Congratulations on your new (to you) rig. I bought an 06 Lariat FX4 recently and LOVE it.
That was some very sound and wise advice from whitetrashfab about the oil cooler and the screens.
BEFORE you rip into the rig, buy some VC-9 from ford (1 quart).
Remove the thermostat from the housing (its a little different than a regular one, push in up and turn to get it out) start the truck and add the VC-9. Get the truck to normal operating temperature, then drive it for 30 minutes (don't baby the rig on the drive).
Drain the radiator, pull lower hose and pull the plugs on the block, the one on the passenger side is above the starter and a royal pain to get out so most guys don't bother with it.
Put plug(s) back in, reconnect hose, refill degas bottle with distilled water. Do not use tap water. Once it is full, drive truck up to operating temps, drain, refill, drive, drain, refill, drive, drain....so on and so on...until the water drains out clean.
Ford used a coolant (Ford Gold) that contained silicates that will drop out of the coolant as time passes, creating a goo that plugs the oil cooler and the EGR coolers. Add to that the casting sand that leaches out of these engine blocks over time and leaving that stuff in there is just asking for disaster to strike.
Once you get all the Ford Gold coolant out, refill with a high quality ELC coolant and distilled water (after doing the EGR and oil cooler, of course). Seriously consider adding a coolant filtration system to catch the crap that is still in there, and will continue to leach out. I have a
coolant filtration system from Dieselsite.com, reasonable price and easy install.
The dash gauges are just short of idiot lights and not reliable. By the time they report an issue, severe damage has already happened.
Minimum gauges you should run on the 6.0 is Fuel pressure (anything under 45 will kill your injectors), oil pressure, trans temp (especially for a tow rig), engine oil temp, coolant temp, exhaust gas temp. Boost is more of a "fun to watch" gauge in these trucks. Monitor the EOT and ECT temps carefully, a 15 degree difference between the two point squarely at the oil cooler/egr cooler being plugged and need to be serviced. Ignore this at your own risk, as the head gaskets will go shortly after this.
I have an Edge Insight to watch my EOT, ECT, trans temp and I added the exhaust temp probe into the maniflod and have that connected to the Insight as well. The Insight is just a monitor, not a tuner. Then I added the manual gauges into a pod for fuel pressure, oil pressure and boost.

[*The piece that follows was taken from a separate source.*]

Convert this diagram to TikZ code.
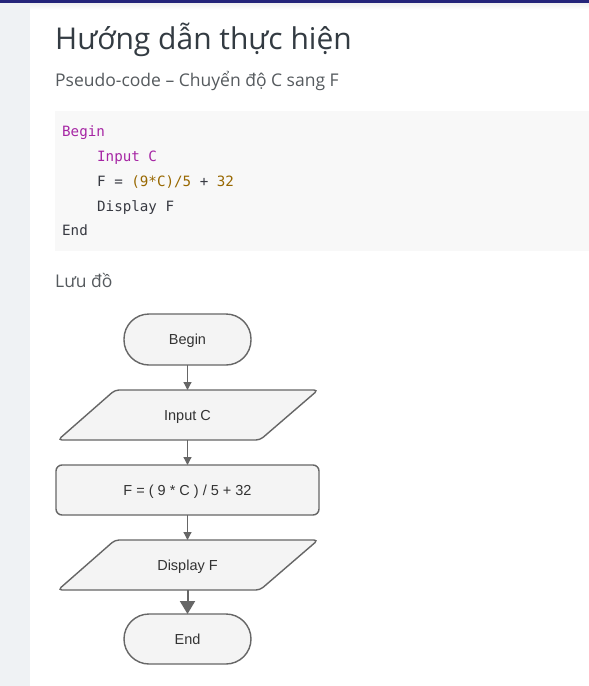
\documentclass[tikz,border=0pt]{standalone}
\usepackage{fontspec}
\setmainfont{Open Sans}
\newfontfamily\flowfont{Liberation Sans}
\newfontfamily\codefont{DejaVu Sans Mono}
\usetikzlibrary{arrows.meta}
\definecolor{navybar}{HTML}{25257A}
\definecolor{sidegray}{HTML}{EFF2F4}
\definecolor{codebg}{HTML}{F8F8F8}
\definecolor{titlecol}{HTML}{333B42}
\definecolor{subcol}{HTML}{555A5E}
\definecolor{kw}{HTML}{A626A4}
\definecolor{num}{HTML}{986801}
\definecolor{plain}{HTML}{383A42}
\definecolor{shapefill}{HTML}{F4F4F4}
\definecolor{shapeline}{HTML}{666666}
\definecolor{flowtext}{HTML}{333333}
\tikzset{
  shapestyle/.style={draw=shapeline, fill=shapefill, line width=1.4pt},
  flowlabel/.style={inner sep=0pt, outer sep=0pt, text height=10.5pt, text depth=0pt, font=\flowfont\fontsize{14.5}{17}\selectfont, text=flowtext},
  conn/.style={draw=shapeline, line width=1.2pt, -{Triangle[length=8pt,width=8pt]}},
  bigconn/.style={draw=shapeline, line width=2pt, -{Triangle[length=13pt,width=15pt]}},
  codeline/.style={anchor=base west, inner sep=0pt, font=\codefont\fontsize{14.2}{17}\selectfont, text=plain},
}
\begin{document}
\begin{tikzpicture}[x=1pt,y=-1pt]
\useasboundingbox (0,0) rectangle (589,686);
\fill[white] (0,0) rectangle (589,686);
\fill[sidegray] (0,0) rectangle (30,686);
\shade[top color=black!7, bottom color=white] (30,2) rectangle (589,9);
\fill[navybar] (0,0) rectangle (589,2.5);
% headings
\node[anchor=base west, inner sep=0pt, text=titlecol, font=\fontsize{30}{36}\selectfont] (title) at (55,49) {Hướng dẫn thực hiện};
\node[anchor=base west, inner sep=0pt, text=subcol, font=\fontsize{17.5}{21}\selectfont] (sub) at (55,86) {Pseudo-code – Chuyển độ C sang F};
% code block
\fill[codebg] (55,111) rectangle (589,251);
\node[codeline] (c1) at (62,136) {\textcolor{kw}{Begin}};
\node[codeline] (c2) at (97,161) {\textcolor{kw}{Input C}};
\node[codeline] (c3) at (97,186) {F = \textcolor{num}{(9*C)/5} + \textcolor{num}{32}};
\node[codeline] (c4) at (97,211) {Display F};
\node[codeline] (c5) at (62,235) {End};
\node[anchor=base west, inner sep=0pt, text=subcol, font=\fontsize{17.5}{21}\selectfont] (luudo) at (55,287) {Lưu đồ};
% flowchart shapes
\draw[shapestyle, rounded corners=25pt] (124,314) rectangle (251,365);
\draw[shapestyle, rounded corners=4pt] (115,390) -- (318,390) -- (260,440) -- (58,440) -- cycle;
\draw[shapestyle, rounded corners=6pt] (56,465) rectangle (319,515);
\draw[shapestyle, rounded corners=4pt] (115,540) -- (318,540) -- (260,590) -- (58,590) -- cycle;
\draw[shapestyle, rounded corners=25pt] (124,614) rectangle (251,664);
% flowchart nodes
\node[flowlabel, minimum height=51pt, minimum width=120pt] (begin) at (187.5,339.5) {Begin};
\node[flowlabel, minimum height=50pt, minimum width=150pt] (input) at (187.5,415) {Input C};
\node[flowlabel, minimum height=50pt, minimum width=200pt] (calc) at (187.5,490) {F = ( 9 * C ) / 5 + 32};
\node[flowlabel, minimum height=50pt, minimum width=150pt] (display) at (187.5,565) {Display F};
\node[flowlabel, minimum height=50pt, minimum width=120pt] (end) at (187.5,639) {End};
% connectors
\draw[conn] (begin.south) -- (input.north);
\draw[conn] (input.south) -- (calc.north);
\draw[conn] (calc.south) -- (display.north);
\draw[bigconn] (display.south) -- (end.north);
\end{tikzpicture}
\end{document}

The oil cooler will always plug before you have EGR cooler issues because the goop in the coolant will plug the oil cooler passages along with the EGR passages. The EGR fails beacuse of the excessive heat that can not be dissipated by the cooler because the coolant passages are plugged.

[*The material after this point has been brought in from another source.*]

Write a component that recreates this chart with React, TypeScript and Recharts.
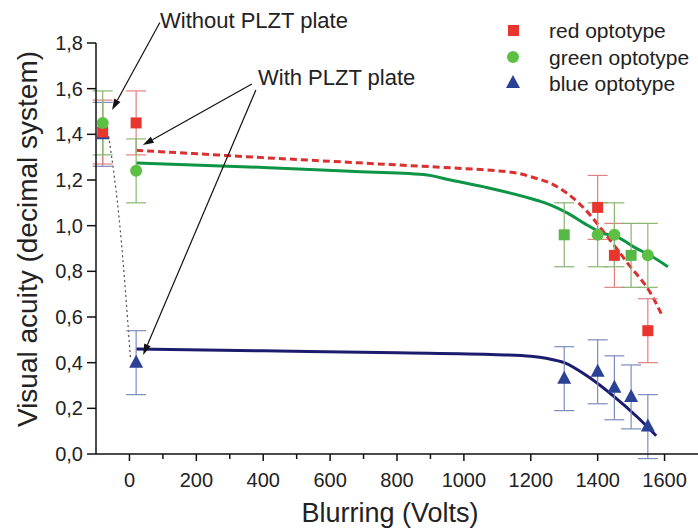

If you have the $$$ and really want your engine to never have an EGR or oil cooler issue the
bulletproof diesel EGR/oil cooler package is awesome (CHA-CHING).
Stay away from ALL tuners until/unless you have replaced the head bolts with ARP studs and the gaskets with "black onyx." From all that I have read, you will just be flirting with disaster.
Alot of guys run the REV-X to keep injector "stiction" problems at bay. Hot Shots secret claims to do the same thing, but according to a forum I belong to, REV-X is far superior to HSS for this issue.
Check
this thread over at Powerstroke.org.
If you have no issues with the EGR now and will put off the delete for awhile, pull the EGR valve and give it a good cleaning. Heres a great writeup on that from a great site to bookmark. You will want to read alot about the 6.0 on it.
6.0 EGR valve cleaning @ Diesel Technician Society. I also recommend reading about the
turbo cleaning for if/when you have the turbo out of the truck.
When you pull the EGR valve, if it is wet in there (or looks like it was steam cleaned), you need to do the EGR/oil cooler now rather than later.
About fuel pressure: Ford has an updated regulator spring kit (part number 3C3Z-9T517-AG) that raises the fuel pressure from the typical 50 lbs @ idle to 60 lbs. Over time the spring will weaken and could result in the pressure going below the 45 lb threshold, resulting in injector damage.
Alot of guys are replacing the banjo bolts on the fuel line to head connection. The stock ones have 2 small holes and a check valve, they are swapping in the ones from the 6.4 (part# W302472, and 4 crush washers part# W303659) which have no check valve and 4 holes. This mod is supposed to give better fuel flow to the injectors.
Sorry for the looong post. Hope it helps you.